-- EXERCISE DETAILS --
Your task is to retype the lines from the opening of the material through the line that includes "var5a10, var10, total];". Do not copy the pictures.

-- Items from a dataset --
— begin —

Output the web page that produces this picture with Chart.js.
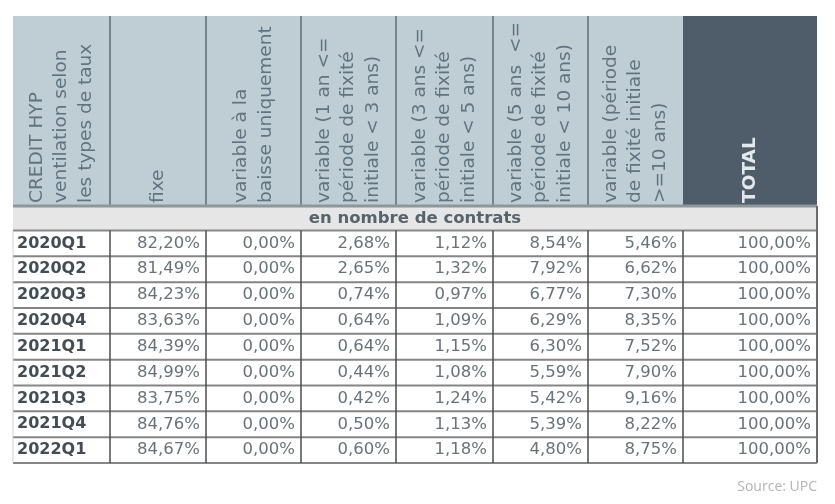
<!DOCTYPE html>
<html>
<head>
<meta charset="utf-8">
<script src="https://cdn.jsdelivr.net/npm/chart.js@4"></script>
<style>
  html, body { margin: 0; background: #fff; }
  #wrap { width: 835px; height: 504px; position: relative; }
</style>
</head>
<body>
<div id="wrap"><canvas id="chart"></canvas></div>
<script>
// Column headers (each entry = lines of the rotated header text)
const headers = [
  ['CREDIT HYP', 'ventilation selon', 'les types de taux'],
  ['fixe'],
  ['variable à la', 'baisse uniquement'],
  ['variable (1 an <=', 'période de fixité', 'initiale < 3 ans)'],
  ['variable (3 ans <=', 'période de fixité', 'initiale < 5 ans)'],
  ['variable (5 ans  <=', 'période de fixité', 'initiale < 10 ans)'],
  ['variable (période', 'de fixité initiale', '>=10 ans)'],
  ['TOTAL']
];
const bandLabel = 'en nombre de contrats';
const sourceLabel = 'Source: UPC';

const quarters = ['2020Q1', '2020Q2', '2020Q3', '2020Q4', '2021Q1', '2021Q2', '2021Q3', '2021Q4', '2022Q1'];
const fixe    = [82.20, 81.49, 84.23, 83.63, 84.39, 84.99, 83.75, 84.76, 84.67];
const baisse  = [0.00, 0.00, 0.00, 0.00, 0.00, 0.00, 0.00, 0.00, 0.00];
const var1a3  = [2.68, 2.65, 0.74, 0.64, 0.64, 0.44, 0.42, 0.50, 0.60];
const var3a5  = [1.12, 1.32, 0.97, 1.09, 1.15, 1.08, 1.24, 1.13, 1.18];
const var5a10 = [8.54, 7.92, 6.77, 6.29, 6.30, 5.59, 5.42, 5.39, 4.80];
const var10   = [5.46, 6.62, 7.30, 8.35, 7.52, 7.90, 9.16, 8.22, 8.75];
const total   = [100.00, 100.00, 100.00, 100.00, 100.00, 100.00, 100.00, 100.00, 100.00];

const series = [fixe, baisse, var1a3, var3a5, var5a10, var10, total];

// layout (in scale units)
const colWidths = [97, 96, 95, 95, 97, 95, 95, 134];
const colEdges = colWidths.reduce((acc, w) => { acc.push(acc[acc.length - 1] + w); return acc; }, [0]);
const headerRows = 7.35;
const bandRows = 0.95;
const rowTop = r => headerRows + bandRows + r;
const FONT = '"DejaVu Sans", Verdana, sans-serif';

const fmt = v => v.toFixed(2).replace('.', ',') + '%';

const line = (ctx, x0, y0, x1, y1, color, w) => {
  ctx.beginPath();
  ctx.strokeStyle = color;
  ctx.lineWidth = w;
  ctx.moveTo(x0, y0);
  ctx.lineTo(x1, y1);
  ctx.stroke();
};

const tablePlugin = {
  id: 'table',
  afterDraw(chart) {
    const { ctx, scales: { x, y } } = chart;
    const X = u => x.getPixelForValue(u);
    const Y = u => y.getPixelForValue(u);
    const left = X(0), right = X(colEdges[colEdges.length - 1]);
    const top = Y(0), headBottom = Y(headerRows), bandBottom = Y(headerRows + bandRows);
    const bottom = Y(rowTop(quarters.length));
    ctx.save();

    // header backgrounds
    headers.forEach((_, c) => {
      const x0 = X(colEdges[c]), x1 = X(colEdges[c + 1]);
      ctx.fillStyle = c === headers.length - 1 ? '#4e5d69' : '#bfcdd4';
      ctx.fillRect(x0, top, x1 - x0, headBottom - top);
    });
    // band
    ctx.fillStyle = '#e6e6e6';
    ctx.fillRect(left, headBottom, right - left, bandBottom - headBottom);

    // header separators
    for (let c = 1; c < headers.length - 1; c++) {
      line(ctx, X(colEdges[c]), top, X(colEdges[c]), headBottom, '#74858e', 2);
    }
    line(ctx, left, headBottom, right, headBottom, '#8c969b', 3);
    line(ctx, left, bandBottom, right, bandBottom, '#888', 2);

    // row lines
    quarters.forEach((_, r) => {
      const yy = Y(rowTop(r + 1));
      line(ctx, left, yy, right, yy, '#858585', 2);
    });
    for (let c = 1; c < headers.length; c++) {
      line(ctx, X(colEdges[c]), bandBottom, X(colEdges[c]), bottom, '#4d4d4d', 1.5);
    }
    line(ctx, right, headBottom, right, bottom, '#6a6a6a', 2);
    line(ctx, left, bandBottom, left, bottom, '#d0d0d0', 1);

    // header text (rotated)
    headers.forEach((lines, c) => {
      const cx = (X(colEdges[c]) + X(colEdges[c + 1])) / 2;
      const isTotal = c === headers.length - 1;
      ctx.font = (isTotal ? 'bold ' : '') + '18.5px ' + FONT;
      ctx.fillStyle = isTotal ? '#e3e8ec' : '#607480';
      ctx.textAlign = 'left';
      ctx.textBaseline = 'middle';
      lines.forEach((txt, i) => {
        const lx = cx + (i - (lines.length - 1) / 2) * 24.5;
        ctx.save();
        ctx.translate(lx, headBottom - 3);
        ctx.rotate(-Math.PI / 2);
        ctx.fillText(txt, 0, 0);
        ctx.restore();
      });
    });

    // band label
    ctx.font = 'bold 16.5px ' + FONT;
    ctx.fillStyle = '#56646e';
    ctx.textAlign = 'center';
    ctx.textBaseline = 'middle';
    ctx.fillText(bandLabel, (left + right) / 2, (headBottom + bandBottom) / 2 + 1);

    // rows
    quarters.forEach((q, r) => {
      const cy = Y(rowTop(r) + 0.5);
      ctx.font = 'bold 16px ' + FONT;
      ctx.fillStyle = '#424d55';
      ctx.textAlign = 'left';
      ctx.fillText(q, left + 4, cy);
      ctx.font = '16.5px ' + FONT;
      ctx.fillStyle = '#67737b';
      ctx.textAlign = 'right';
      series.forEach((vals, s) => {
        ctx.fillText(fmt(vals[r]), X(colEdges[s + 2]) - 6, cy);
      });
    });

    // source
    ctx.font = '14px "Open Sans", sans-serif';
    ctx.fillStyle = '#b4b4b4';
    ctx.textAlign = 'right';
    ctx.fillText(sourceLabel, right, bottom + 24);
    ctx.restore();
  }
};

const ctx = document.getElementById('chart').getContext('2d');
new Chart(ctx, {
  type: 'scatter',
  data: {
    datasets: series.map((vals, s) => ({
      label: headers[s + 1].join(' '),
      data: vals.map((v, r) => ({ x: (colEdges[s + 1] + colEdges[s + 2]) / 2, y: rowTop(r) + 0.5 })),
      pointRadius: 0
    }))
  },
  options: {
    responsive: true,
    maintainAspectRatio: false,
    animation: false,
    events: [],
    layout: { padding: { left: 13, right: 18, top: 16, bottom: 41 } },
    plugins: { legend: { display: false }, tooltip: { enabled: false } },
    scales: {
      x: { type: 'linear', display: false, min: 0, max: colEdges[colEdges.length - 1] },
      y: { type: 'linear', display: false, reverse: true, min: 0, max: rowTop(quarters.length) }
    }
  },
  plugins: [tablePlugin]
});
</script>
</body>
</html>
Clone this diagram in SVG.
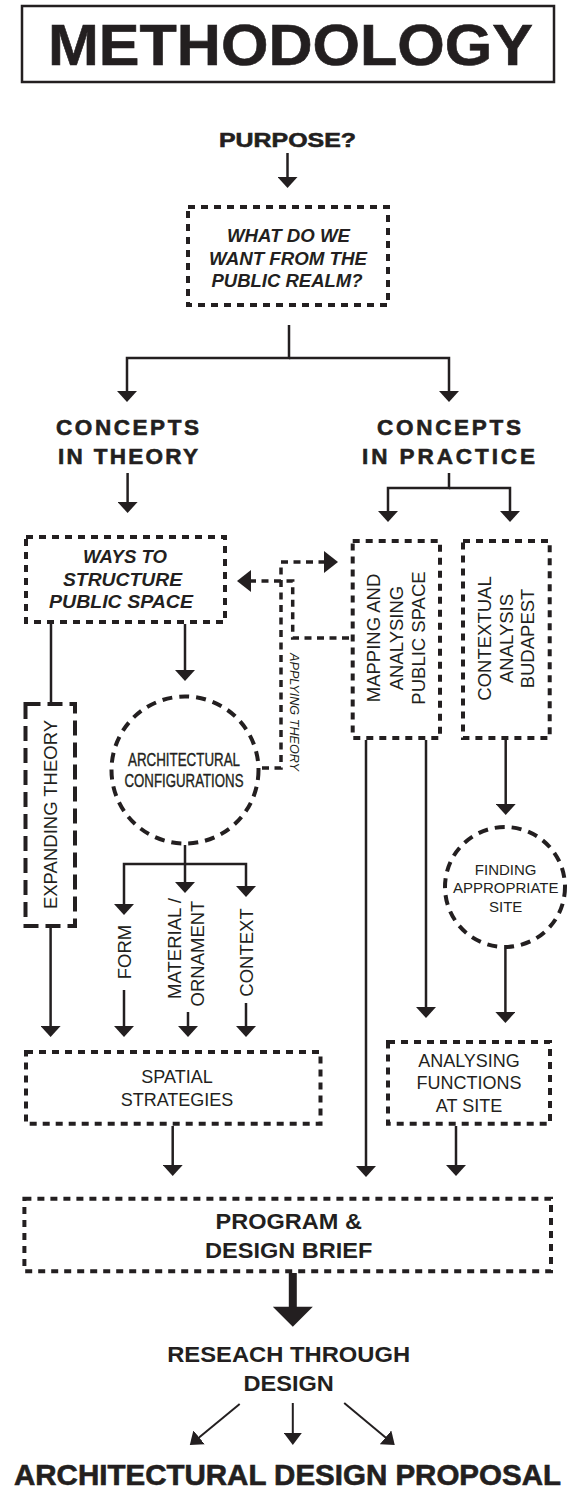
<svg xmlns="http://www.w3.org/2000/svg" width="567" height="1493" viewBox="0 0 567 1493">
<style>
text{font-family:"Liberation Sans",Arial,Helvetica,sans-serif;fill:#231f20}
.h{font-weight:bold;stroke:#231f20;stroke-width:0.6}
.b{font-weight:bold}
.bi{font-weight:bold;font-style:italic}
.r{font-size:18.5px}
.cond{stroke:#231f20;stroke-width:0.4}
.box{fill:none;stroke:#231f20;stroke-width:4;stroke-dasharray:7 6}
.long{stroke-dasharray:15 7}
.circ{fill:none;stroke:#231f20;stroke-width:4;stroke-dasharray:10 7}
.ln{fill:none;stroke:#231f20;stroke-width:2.5;marker-end:url(#a)}
.plain{fill:none;stroke:#231f20;stroke-width:2.5}
.thin{fill:none;stroke:#231f20;stroke-width:2;marker-end:url(#s)}
.dl{fill:none;stroke:#231f20;stroke-width:3.5;stroke-dasharray:7 5.5}
.fill{fill:#231f20}
</style>
<defs>
<marker id="a" viewBox="0 0 11 20" refX="3" refY="10" markerWidth="11" markerHeight="20" markerUnits="userSpaceOnUse" orient="auto"><path d="M0,0 L11,10 L0,20 z" fill="#231f20"/></marker>
<marker id="s" viewBox="0 0 12 18" refX="4" refY="9" markerWidth="12" markerHeight="18" markerUnits="userSpaceOnUse" orient="auto"><path d="M0,0 L12,9 L0,18 z" fill="#231f20"/></marker>
</defs>
<rect width="567" height="1493" fill="#fff"/>

<g id="title">
<rect x="22" y="6" width="532" height="76" fill="none" stroke="#231f20" stroke-width="2.5"/>
<text x="48" y="65" font-size="58" class="h" stroke-width="1" textLength="485" lengthAdjust="spacingAndGlyphs">METHODOLOGY</text>
</g>

<g id="purpose">
<text x="219" y="147" font-size="21" class="h" textLength="137" lengthAdjust="spacingAndGlyphs">PURPOSE?</text>
</g>

<g id="want">
<rect x="188" y="207" width="200" height="98" class="box"/>
<text x="227" y="241.7" font-size="18" class="bi" textLength="123" lengthAdjust="spacingAndGlyphs">WHAT DO WE</text>
<text x="209" y="265" font-size="18" class="bi" textLength="158" lengthAdjust="spacingAndGlyphs">WANT FROM THE</text>
<text x="211.5" y="286.7" font-size="18" class="bi" textLength="151" lengthAdjust="spacingAndGlyphs">PUBLIC REALM?</text>
</g>

<g id="theory">
<text x="56" y="435" font-size="22.5" class="h" textLength="143">CONCEPTS</text>
<text x="58" y="464" font-size="22.5" class="h" textLength="140">IN THEORY</text>
</g>

<g id="practice">
<text x="377" y="435" font-size="22.5" class="h" textLength="144">CONCEPTS</text>
<text x="362" y="464" font-size="22.5" class="h" textLength="173">IN PRACTICE</text>
</g>

<g id="ways">
<rect x="26" y="537" width="199" height="85" class="box"/>
<text x="83" y="563" font-size="18" class="bi" textLength="84" lengthAdjust="spacingAndGlyphs">WAYS TO</text>
<text x="63" y="585.5" font-size="18" class="bi" textLength="119" lengthAdjust="spacingAndGlyphs">STRUCTURE</text>
<text x="49" y="608" font-size="18" class="bi" textLength="144" lengthAdjust="spacingAndGlyphs">PUBLIC SPACE</text>
</g>

<g id="mapping">
<rect x="352.7" y="541" width="87.3" height="197" class="box"/>
<g class="r" text-anchor="middle">
<text transform="translate(380,638) rotate(-90)">MAPPING AND</text>
<text transform="translate(402.5,638) rotate(-90)">ANALYSING</text>
<text transform="translate(425,638) rotate(-90)">PUBLIC SPACE</text>
</g>
</g>

<g id="contextual">
<rect x="463" y="541" width="86.7" height="197" class="box"/>
<g class="r" text-anchor="middle">
<text transform="translate(491,638.5) rotate(-90)">CONTEXTUAL</text>
<text transform="translate(512.5,638.5) rotate(-90)">ANALYSIS</text>
<text transform="translate(534,638.5) rotate(-90)">BUDAPEST</text>
</g>
</g>

<g id="expanding">
<rect x="25.5" y="704" width="49.5" height="222" class="box long"/>
<text class="r" text-anchor="middle" transform="translate(57,814.5) rotate(-90)">EXPANDING THEORY</text>
</g>

<g id="configurations">
<circle cx="185" cy="770" r="73.5" class="circ"/>
<text x="128" y="765.7" font-size="18.5" class="cond" textLength="112" lengthAdjust="spacingAndGlyphs">ARCHITECTURAL</text>
<text x="124.5" y="787" font-size="18.5" class="cond" textLength="119" lengthAdjust="spacingAndGlyphs">CONFIGURATIONS</text>
</g>

<g id="applying-label">
<text font-size="12.5" font-style="italic" text-anchor="middle" transform="translate(290,712) rotate(90)" textLength="118" lengthAdjust="spacingAndGlyphs">APPLYING THEORY</text>
</g>

<g id="form">
<text class="r" text-anchor="middle" transform="translate(131,952) rotate(-90)">FORM</text>
</g>
<g id="material">
<text class="r" text-anchor="middle" transform="translate(181,948.5) rotate(-90)">MATERIAL /</text>
<text class="r" text-anchor="middle" transform="translate(204,953.5) rotate(-90)">ORNAMENT</text>
</g>
<g id="context">
<text class="r" text-anchor="middle" transform="translate(253,952.5) rotate(-90)">CONTEXT</text>
</g>

<g id="finding">
<circle cx="505" cy="887" r="60" class="circ"/>
<g font-size="15" text-anchor="middle">
<text x="505.7" y="875">FINDING</text>
<text x="505.7" y="893.3">APPROPRIATE</text>
<text x="505.7" y="912.3">SITE</text>
</g>
</g>

<g id="spatial">
<rect x="26" y="1052" width="294.5" height="71.7" class="box"/>
<g font-size="18" text-anchor="middle">
<text x="177" y="1083.3">SPATIAL</text>
<text x="177" y="1106">STRATEGIES</text>
</g>
</g>

<g id="analysing">
<rect x="388" y="1042" width="162" height="81.7" class="box"/>
<g font-size="18" text-anchor="middle">
<text x="469" y="1066.7">ANALYSING</text>
<text x="469" y="1089">FUNCTIONS</text>
<text x="469" y="1111.7">AT SITE</text>
</g>
</g>

<g id="program">
<rect x="24.4" y="1198.7" width="526.6" height="72.6" class="box"/>
<text x="215.5" y="1229" font-size="22" class="b" textLength="146.4" lengthAdjust="spacingAndGlyphs">PROGRAM &amp;</text>
<text x="205" y="1257.7" font-size="22" class="b" textLength="167.4" lengthAdjust="spacingAndGlyphs">DESIGN BRIEF</text>
</g>

<g id="research">
<text x="167.2" y="1362.3" font-size="22" class="b" textLength="243" lengthAdjust="spacingAndGlyphs">RESEACH THROUGH</text>
<text x="243.5" y="1390.7" font-size="22" class="b" textLength="90.4" lengthAdjust="spacingAndGlyphs">DESIGN</text>
</g>

<g id="proposal">
<text x="14" y="1484.5" font-size="29" class="h" textLength="547" lengthAdjust="spacingAndGlyphs">ARCHITECTURAL DESIGN PROPOSAL</text>
</g>

<g id="connectors">
<path class="ln" d="M287.5,153 V180"/>
<path class="ln" d="M289,325 V358 H127 V394"/>
<path class="ln" d="M289,358 H449 V394"/>
<path class="ln" d="M127.6,473 V505"/>
<path class="ln" d="M449,473 V488 H388 V514"/>
<path class="ln" d="M449,488 H510 V514"/>
<path class="plain" d="M51,624 V702"/>
<path class="ln" d="M185,624 V673"/>
<path class="ln" d="M185,845 V864 H124 V907"/>
<path class="ln" d="M185,864 V885"/>
<path class="ln" d="M185,864 H246 V889"/>
<path class="ln" d="M124,990 V1029"/>
<path class="ln" d="M188,1012 V1029"/>
<path class="ln" d="M246,1003 V1029"/>
<path class="ln" d="M50.6,928 V1029"/>
<path class="ln" d="M366,740 V1169"/>
<path class="ln" d="M426,740 V1010"/>
<path class="ln" d="M505.7,740 V807"/>
<path class="ln" d="M505.4,949 V1015"/>
<path class="ln" d="M456,1126 V1168"/>
<path class="ln" d="M172.7,1126 V1168"/>
<path class="dl" d="M262,768 H281 V562 H324"/>
<polygon class="fill" points="324,551 338,562 324,573"/>
<path class="dl" d="M349,638 H292.7 V581 H251"/>
<polygon class="fill" points="251,570 237,581 251,592"/>
<path d="M292.8,1273 V1308" stroke="#231f20" stroke-width="8" fill="none"/>
<polygon class="fill" points="272.8,1306.7 312.8,1306.7 292.8,1326.7"/>
<path class="thin" d="M239.7,1404 L196,1439.9"/>
<path class="thin" d="M292.8,1403 V1437"/>
<path class="thin" d="M344.2,1403 L388.6,1439.9"/>
</g>
</svg>
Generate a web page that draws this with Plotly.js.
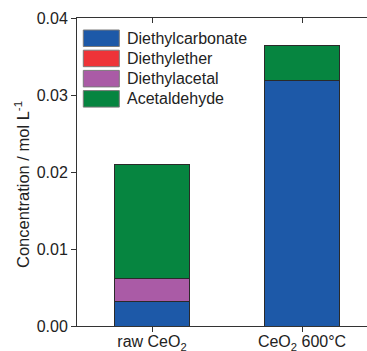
<!DOCTYPE html>
<html><head><meta charset="utf-8">
<script src="https://cdn.plot.ly/plotly-3.0.1.min.js"></script>
<style>html,body{margin:0;padding:0;background:#fff}</style>
</head><body>
<div id="chart" style="width:367px;height:351px"></div>
<script>
const categories = ['raw CeO<sub>2</sub>', 'CeO<sub>2</sub> 600°C'];
const seriesNames = ['Diethylcarbonate', 'Diethylether', 'Diethylacetal', 'Acetaldehyde'];
const diethylcarbonate = [0.0032, 0.0319];
const diethylether = [0.0, 0.0];
const diethylacetal = [0.0030, 0.0];
const acetaldehyde = [0.0148, 0.0045];
const colors = ['#1d59a8', '#ee3338', '#aa5ba6', '#068540'];
const yTicks = [0, 0.01, 0.02, 0.03, 0.04];
const yTitle = 'Concentration / mol L<sup>-1</sup>';

const seriesValues = [diethylcarbonate, diethylether, diethylacetal, acetaldehyde];
const xIdx = categories.map((c, i) => i);
const font = {family: 'Liberation Sans, Arial, sans-serif', size: 16, color: '#222'};

const traces = seriesValues.map((vals, i) => ({
  type: 'bar', x: xIdx, y: vals, name: seriesNames[i],
  marker: {color: colors[i], line: {color: '#2a2a2a', width: 1}},
  width: 0.5, showlegend: false, hoverinfo: 'skip'
}));
traces.push({type: 'scatter', x: xIdx, y: [0, 0], xaxis: 'x2', yaxis: 'y',
  mode: 'markers', marker: {opacity: 0}, showlegend: false, hoverinfo: 'skip'});

// legend drawn as swatches + labels (paper coordinates)
const plotW = 290, plotH = 308;
const shapes = [], annotations = [];
seriesNames.forEach((n, i) => {
  const top = 30 + i * 20.2 - 18, bot = top + 16.5;
  shapes.push({type: 'rect', xref: 'paper', yref: 'paper',
    x0: 6.3 / plotW, x1: 42.3 / plotW, y0: 1 - bot / plotH, y1: 1 - top / plotH,
    fillcolor: colors[i], line: {color: '#7a7a7a', width: 1}});
  annotations.push({xref: 'paper', yref: 'paper', x: 47.5 / plotW, y: 1 - (top + 8.3) / plotH,
    xanchor: 'left', yanchor: 'middle', text: n, showarrow: false, font: font});
});
annotations.push({xref: 'paper', yref: 'paper', x: (22 - 77) / plotW, y: 1 - (185 - 18) / plotH,
  xanchor: 'center', yanchor: 'middle', textangle: -90, text: yTitle, showarrow: false,
  font: {family: font.family, size: 16.5, color: '#222'}});

const xRange = [-0.5, 1.4333];
const layout = {
  width: 367, height: 351,
  margin: {l: 77, r: 0, t: 18, b: 25, pad: 0},
  paper_bgcolor: '#fff', plot_bgcolor: '#fff',
  barmode: 'stack', font: font,
  xaxis: {range: xRange, tickvals: xIdx, ticktext: categories, showgrid: false, zeroline: false,
    showline: true, linecolor: '#333', linewidth: 1, ticks: 'outside', ticklen: 5,
    tickcolor: '#333', tickfont: font, automargin: false, fixedrange: true, ticklabelstandoff: -4},
  xaxis2: {range: xRange, overlaying: 'x', side: 'top', anchor: 'y', tickvals: xIdx,
    showticklabels: false, showgrid: false, zeroline: false, showline: true,
    linecolor: '#333', linewidth: 1, ticks: 'inside', ticklen: 5, tickcolor: '#333', automargin: false},
  yaxis: {range: [0, 0.04], tickvals: yTicks, tickformat: '.2f', showgrid: false, zeroline: false,
    showline: true, linecolor: '#333', linewidth: 1, ticks: 'outside', ticklen: 5,
    tickcolor: '#333', tickfont: font, automargin: false},
  shapes: shapes, annotations: annotations
};
Plotly.newPlot('chart', traces, layout, {displayModeBar: false, staticPlot: true});
</script>
</body></html>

— end —

-- WRITTEN RESPONSE --
Output the web page that produces this picture with Chart.js.
<!DOCTYPE html>
<html>
<head>
<meta charset="utf-8">
<script src="https://cdn.jsdelivr.net/npm/chart.js@4"></script>
<style>
  html, body { margin: 0; background: #fff; }
  #wrap { width: 835px; height: 504px; position: relative; }
</style>
</head>
<body>
<div id="wrap"><canvas id="chart"></canvas></div>
<script>
// Column headers (each entry = lines of the rotated header text)
const headers = [
  ['CREDIT HYP', 'ventilation selon', 'les types de taux'],
  ['fixe'],
  ['variable à la', 'baisse uniquement'],
  ['variable (1 an <=', 'période de fixité', 'initiale < 3 ans)'],
  ['variable (3 ans <=', 'période de fixité', 'initiale < 5 ans)'],
  ['variable (5 ans  <=', 'période de fixité', 'initiale < 10 ans)'],
  ['variable (période', 'de fixité initiale', '>=10 ans)'],
  ['TOTAL']
];
const bandLabel = 'en nombre de contrats';
const sourceLabel = 'Source: UPC';

const quarters = ['2020Q1', '2020Q2', '2020Q3', '2020Q4', '2021Q1', '2021Q2', '2021Q3', '2021Q4', '2022Q1'];
const fixe    = [82.20, 81.49, 84.23, 83.63, 84.39, 84.99, 83.75, 84.76, 84.67];
const baisse  = [0.00, 0.00, 0.00, 0.00, 0.00, 0.00, 0.00, 0.00, 0.00];
const var1a3  = [2.68, 2.65, 0.74, 0.64, 0.64, 0.44, 0.42, 0.50, 0.60];
const var3a5  = [1.12, 1.32, 0.97, 1.09, 1.15, 1.08, 1.24, 1.13, 1.18];
const var5a10 = [8.54, 7.92, 6.77, 6.29, 6.30, 5.59, 5.42, 5.39, 4.80];
const var10   = [5.46, 6.62, 7.30, 8.35, 7.52, 7.90, 9.16, 8.22, 8.75];
const total   = [100.00, 100.00, 100.00, 100.00, 100.00, 100.00, 100.00, 100.00, 100.00];

const series = [fixe, baisse, var1a3, var3a5, var5a10, var10, total];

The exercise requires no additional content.